WRITTEN INSTRUCTION ::
Copy out all the lines where "would" shows up.

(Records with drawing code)
====
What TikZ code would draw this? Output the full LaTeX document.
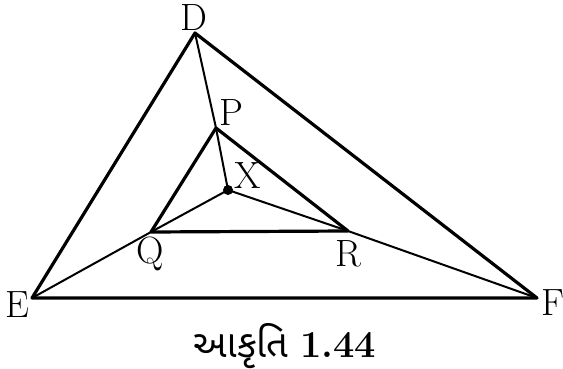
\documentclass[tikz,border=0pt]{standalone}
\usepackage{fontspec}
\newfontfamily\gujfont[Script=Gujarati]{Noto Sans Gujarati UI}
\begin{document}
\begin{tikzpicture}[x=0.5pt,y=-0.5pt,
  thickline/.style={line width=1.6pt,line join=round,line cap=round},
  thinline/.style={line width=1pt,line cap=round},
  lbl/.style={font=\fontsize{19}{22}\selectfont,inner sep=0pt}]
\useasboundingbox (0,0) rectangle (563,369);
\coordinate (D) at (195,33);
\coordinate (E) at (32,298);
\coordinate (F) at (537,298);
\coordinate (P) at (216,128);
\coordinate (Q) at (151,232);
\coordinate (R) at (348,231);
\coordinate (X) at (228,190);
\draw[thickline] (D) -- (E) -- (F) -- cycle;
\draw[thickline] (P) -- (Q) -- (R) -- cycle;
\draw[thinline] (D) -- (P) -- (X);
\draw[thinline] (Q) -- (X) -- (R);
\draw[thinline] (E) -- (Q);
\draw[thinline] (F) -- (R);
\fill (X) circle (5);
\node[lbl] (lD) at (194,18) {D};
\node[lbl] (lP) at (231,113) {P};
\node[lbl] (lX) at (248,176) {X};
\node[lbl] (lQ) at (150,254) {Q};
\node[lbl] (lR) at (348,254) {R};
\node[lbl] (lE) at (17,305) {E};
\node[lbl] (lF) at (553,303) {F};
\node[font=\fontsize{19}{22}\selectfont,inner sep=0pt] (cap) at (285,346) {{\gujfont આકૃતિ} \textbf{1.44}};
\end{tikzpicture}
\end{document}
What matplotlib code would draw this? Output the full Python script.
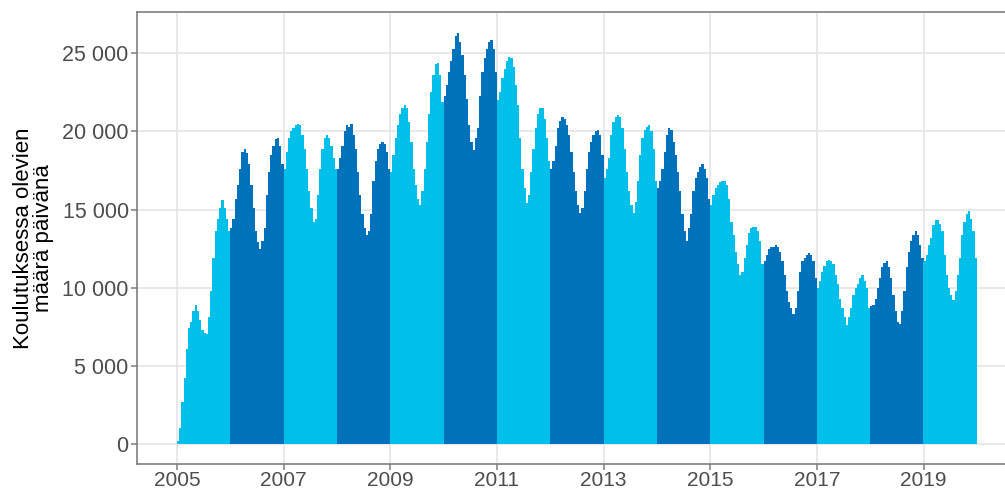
====
RESULT OF THIS TASK ::
What TikZ code would draw this? Output the full LaTeX document.
What matplotlib code would draw this? Output the full Python script.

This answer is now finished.